▶ _Data lines_:
===

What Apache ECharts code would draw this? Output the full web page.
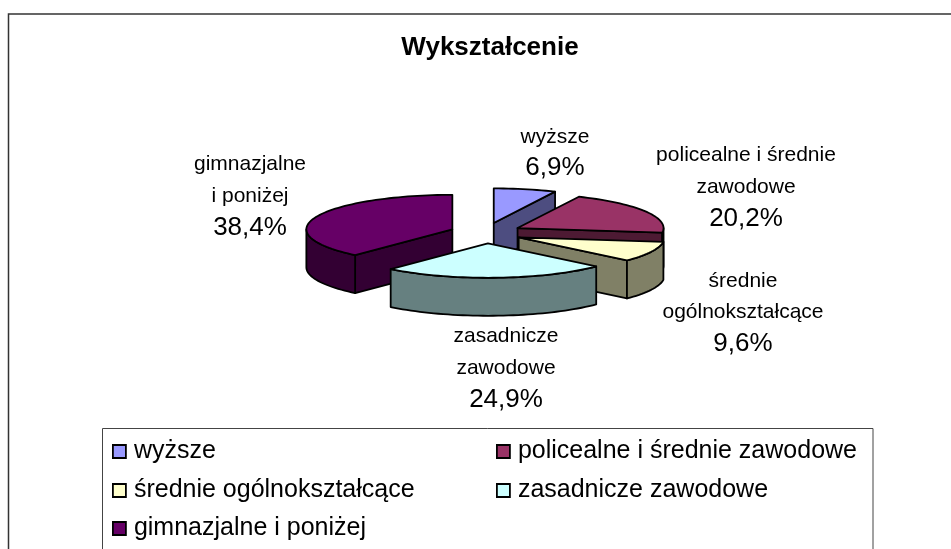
<!DOCTYPE html>
<html>
<head>
<meta charset="utf-8">
<style>
  html, body { margin: 0; padding: 0; background: #fff; }
  #chart { width: 951px; height: 549px; }
</style>
<script src="https://cdn.jsdelivr.net/npm/echarts@6/dist/echarts.min.js"></script>
</head>
<body>
<div id="chart"></div>
<script>
  const titleText = 'Wykształcenie'
  const categories = ['wyższe', 'policealne i średnie zawodowe', 'średnie ogólnokształcące', 'zasadnicze zawodowe', 'gimnazjalne i poniżej']
  const values = [6.9, 20.2, 9.6, 24.9, 38.4]
  // label text broken the way it is on the chart
  const labelLines = [['wyższe'], ['policealne i średnie', 'zawodowe'], ['średnie', 'ogólnokształcące'], ['zasadnicze', 'zawodowe'], ['gimnazjalne', 'i poniżej']]

  const topColors = ['#9999ff', '#993366', '#ffffcc', '#ccffff', '#660066']
  const wallColors = ['#4d4d80', '#4d1a33', '#808066', '#668080', '#330033']
  const drawOrder = [0, 4, 1, 2, 3] // back to front

  // pie geometry, pixels
  const cx = 486, cy = 233
  const rx = 146, ry = 34.5
  const explodeX = 36, explodeY = 10.3
  const depth = 38

  const labelPos = [[555, 152.5], [746, 187], [743, 312.5], [506, 368], [250, 196]]
  const legendPos = [[112, 439], [496, 439], [112, 478], [496, 478], [112, 516]]

  const total = values.reduce((a, b) => a + b, 0)
  const rad = (d) => d * Math.PI / 180

  function sliceAngles(idx) {
    let sum = 0
    for (let i = 0; i < idx; i++) sum += values[i]
    return [sum / total * 360, (sum + values[idx]) / total * 360]
  }

  function arcPoints(ax, ay, from, to, dy) {
    const pts = []
    const n = Math.max(2, Math.ceil((to - from) / 2))
    for (let i = 0; i <= n; i++) {
      const a = rad(from + (to - from) * i / n)
      pts.push([ax + rx * Math.sin(a), ay - ry * Math.cos(a) + dy])
    }
    return pts
  }

  function poly(points, fill) {
    return {
      type: 'polygon',
      shape: { points: points },
      style: { fill: fill, stroke: '#000', lineWidth: 1.8, lineJoin: 'round' },
    }
  }

  function sliceItem(idx) {
    const [start, end] = sliceAngles(idx)
    const mid = rad((start + end) / 2)
    const ax = cx + explodeX * Math.sin(mid)
    const ay = cy - explodeY * Math.cos(mid)
    const children = []
    const radialWall = (deg) => {
      const a = rad(deg)
      const ox = ax + rx * Math.sin(a)
      const oy = ay - ry * Math.cos(a)
      children.push(poly([[ax, ay], [ox, oy], [ox, oy + depth], [ax, ay + depth]], wallColors[idx]))
    }
    if (Math.sin(rad(start)) < 0) radialWall(start)
    if (Math.sin(rad(end)) > 0.001) radialWall(end)
    // only the part of the rim that faces the viewer
    const wallFrom = Math.max(start, 90)
    const wallTo = Math.min(end, 270)
    if (wallTo > wallFrom) {
      const upper = arcPoints(ax, ay, wallFrom, wallTo, 0)
      const lower = arcPoints(ax, ay, wallFrom, wallTo, depth).reverse()
      children.push(poly(upper.concat(lower), wallColors[idx]))
    }
    children.push(poly([[ax, ay]].concat(arcPoints(ax, ay, start, end, 0)), topColors[idx]))
    return { type: 'group', children: children }
  }

  function pctText(v) {
    return v.toFixed(1).replace('.', ',') + '%'
  }

  const seriesList = drawOrder.map((idx, order) => ({
    name: categories[idx],
    type: 'custom',
    coordinateSystem: 'none',
    z: 2 + order,
    itemStyle: { color: topColors[idx] },
    data: [values[idx]],
    renderItem: () => sliceItem(idx),
    silent: true,
  }))

  const labelSeries = {
    type: 'custom',
    coordinateSystem: 'none',
    z: 10,
    silent: true,
    data: values,
    renderItem: (params) => {
      const i = params.dataIndex
      const names = labelLines[i].map((t) => '{n|' + t + '}').join('\n')
      return {
        type: 'text',
        x: labelPos[i][0],
        y: labelPos[i][1],
        style: {
          text: names + '\n{v|' + pctText(values[i]) + '}',
          align: 'center',
          verticalAlign: 'middle',
          fill: '#000',
          rich: {
            n: { fontFamily: 'Liberation Sans', fontSize: 21, lineHeight: 31.5, fill: '#000' },
            v: { fontFamily: 'Liberation Sans', fontSize: 26, lineHeight: 31.5, fill: '#000' },
          },
        },
      }
    },
  }

  const chart = echarts.init(document.getElementById('chart'), null, { renderer: 'canvas' })
  chart.setOption({
    animation: false,
    backgroundColor: '#fff',
    title: {
      text: titleText,
      left: 485,
      top: 30,
      textAlign: 'center',
      textStyle: { fontFamily: 'Liberation Sans', fontWeight: 'bold', fontSize: 26, color: '#000' },
    },
    legend: categories.map((name, i) => ({
      data: [name],
      left: legendPos[i][0],
      top: legendPos[i][1],
      padding: 0,
      icon: 'rect',
      itemWidth: 13,
      itemHeight: 13,
      selectedMode: false,
      itemStyle: { borderColor: '#000', borderWidth: 1.8 },
      textStyle: { fontFamily: 'Liberation Sans', fontSize: 25, color: '#000', padding: [0, 0, 0, 3] },
    })),
    graphic: [
      { type: 'polyline', z: 0, shape: { points: [[8.5, 549], [8.5, 14], [951, 14]] }, style: { fill: null, stroke: '#333', lineWidth: 1.5 } },
      { type: 'polyline', z: 0, shape: { points: [[102.5, 549], [102.5, 428.5], [873, 428.5], [873, 549]] }, style: { fill: null, stroke: '#444', lineWidth: 1 } },
    ],
    series: seriesList.concat([labelSeries]),
  })
</script>
</body>
</html>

===

▶ _Task instructions_:
Without including any pictures, reproduce the listing exactly.

▶ _Written answer_:
What Apache ECharts code would draw this? Output the full web page.
<!DOCTYPE html>
<html>
<head>
<meta charset="utf-8">
<style>
  html, body { margin: 0; padding: 0; background: #fff; }
  #chart { width: 951px; height: 549px; }
</style>
<script src="https://cdn.jsdelivr.net/npm/echarts@6/dist/echarts.min.js"></script>
</head>
<body>
<div id="chart"></div>
<script>
  const titleText = 'Wykształcenie'
  const categories = ['wyższe', 'policealne i średnie zawodowe', 'średnie ogólnokształcące', 'zasadnicze zawodowe', 'gimnazjalne i poniżej']
  const values = [6.9, 20.2, 9.6, 24.9, 38.4]
  // label text broken the way it is on the chart
  const labelLines = [['wyższe'], ['policealne i średnie', 'zawodowe'], ['średnie', 'ogólnokształcące'], ['zasadnicze', 'zawodowe'], ['gimnazjalne', 'i poniżej']]

  const topColors = ['#9999ff', '#993366', '#ffffcc', '#ccffff', '#660066']
  const wallColors = ['#4d4d80', '#4d1a33', '#808066', '#668080', '#330033']
  const drawOrder = [0, 4, 1, 2, 3] // back to front

  // pie geometry, pixels
  const cx = 486, cy = 233
  const rx = 146, ry = 34.5
  const explodeX = 36, explodeY = 10.3
  const depth = 38

  const labelPos = [[555, 152.5], [746, 187], [743, 312.5], [506, 368], [250, 196]]
  const legendPos = [[112, 439], [496, 439], [112, 478], [496, 478], [112, 516]]

  const total = values.reduce((a, b) => a + b, 0)
  const rad = (d) => d * Math.PI / 180

  function sliceAngles(idx) {
    let sum = 0
    for (let i = 0; i < idx; i++) sum += values[i]
    return [sum / total * 360, (sum + values[idx]) / total * 360]
  }

  function arcPoints(ax, ay, from, to, dy) {
    const pts = []
    const n = Math.max(2, Math.ceil((to - from) / 2))
    for (let i = 0; i <= n; i++) {
      const a = rad(from + (to - from) * i / n)
      pts.push([ax + rx * Math.sin(a), ay - ry * Math.cos(a) + dy])
    }
    return pts
  }

  function poly(points, fill) {
    return {
      type: 'polygon',
      shape: { points: points },
      style: { fill: fill, stroke: '#000', lineWidth: 1.8, lineJoin: 'round' },
    }
  }

  function sliceItem(idx) {
    const [start, end] = sliceAngles(idx)
    const mid = rad((start + end) / 2)
    const ax = cx + explodeX * Math.sin(mid)
    const ay = cy - explodeY * Math.cos(mid)
    const children = []
    const radialWall = (deg) => {
      const a = rad(deg)
      const ox = ax + rx * Math.sin(a)
      const oy = ay - ry * Math.cos(a)
      children.push(poly([[ax, ay], [ox, oy], [ox, oy + depth], [ax, ay + depth]], wallColors[idx]))
    }
    if (Math.sin(rad(start)) < 0) radialWall(start)
    if (Math.sin(rad(end)) > 0.001) radialWall(end)
    // only the part of the rim that faces the viewer
    const wallFrom = Math.max(start, 90)
    const wallTo = Math.min(end, 270)
    if (wallTo > wallFrom) {
      const upper = arcPoints(ax, ay, wallFrom, wallTo, 0)
      const lower = arcPoints(ax, ay, wallFrom, wallTo, depth).reverse()
      children.push(poly(upper.concat(lower), wallColors[idx]))
    }
    children.push(poly([[ax, ay]].concat(arcPoints(ax, ay, start, end, 0)), topColors[idx]))
    return { type: 'group', children: children }
  }

  function pctText(v) {
    return v.toFixed(1).replace('.', ',') + '%'
  }

  const seriesList = drawOrder.map((idx, order) => ({
    name: categories[idx],
    type: 'custom',
    coordinateSystem: 'none',
    z: 2 + order,
    itemStyle: { color: topColors[idx] },
    data: [values[idx]],
    renderItem: () => sliceItem(idx),
    silent: true,
  }))

  const labelSeries = {
    type: 'custom',
    coordinateSystem: 'none',
    z: 10,
    silent: true,
    data: values,
    renderItem: (params) => {
      const i = params.dataIndex
      const names = labelLines[i].map((t) => '{n|' + t + '}').join('\n')
      return {
        type: 'text',
        x: labelPos[i][0],
        y: labelPos[i][1],
        style: {
          text: names + '\n{v|' + pctText(values[i]) + '}',
          align: 'center',
          verticalAlign: 'middle',
          fill: '#000',
          rich: {
            n: { fontFamily: 'Liberation Sans', fontSize: 21, lineHeight: 31.5, fill: '#000' },
            v: { fontFamily: 'Liberation Sans', fontSize: 26, lineHeight: 31.5, fill: '#000' },
          },
        },
      }
    },
  }

  const chart = echarts.init(document.getElementById('chart'), null, { renderer: 'canvas' })
  chart.setOption({
    animation: false,
    backgroundColor: '#fff',
    title: {
      text: titleText,
      left: 485,
      top: 30,
      textAlign: 'center',
      textStyle: { fontFamily: 'Liberation Sans', fontWeight: 'bold', fontSize: 26, color: '#000' },
    },
    legend: categories.map((name, i) => ({
      data: [name],
      left: legendPos[i][0],
      top: legendPos[i][1],
      padding: 0,
      icon: 'rect',
      itemWidth: 13,
      itemHeight: 13,
      selectedMode: false,
      itemStyle: { borderColor: '#000', borderWidth: 1.8 },
      textStyle: { fontFamily: 'Liberation Sans', fontSize: 25, color: '#000', padding: [0, 0, 0, 3] },
    })),
    graphic: [
      { type: 'polyline', z: 0, shape: { points: [[8.5, 549], [8.5, 14], [951, 14]] }, style: { fill: null, stroke: '#333', lineWidth: 1.5 } },
      { type: 'polyline', z: 0, shape: { points: [[102.5, 549], [102.5, 428.5], [873, 428.5], [873, 549]] }, style: { fill: null, stroke: '#444', lineWidth: 1 } },
    ],
    series: seriesList.concat([labelSeries]),
  })
</script>
</body>
</html>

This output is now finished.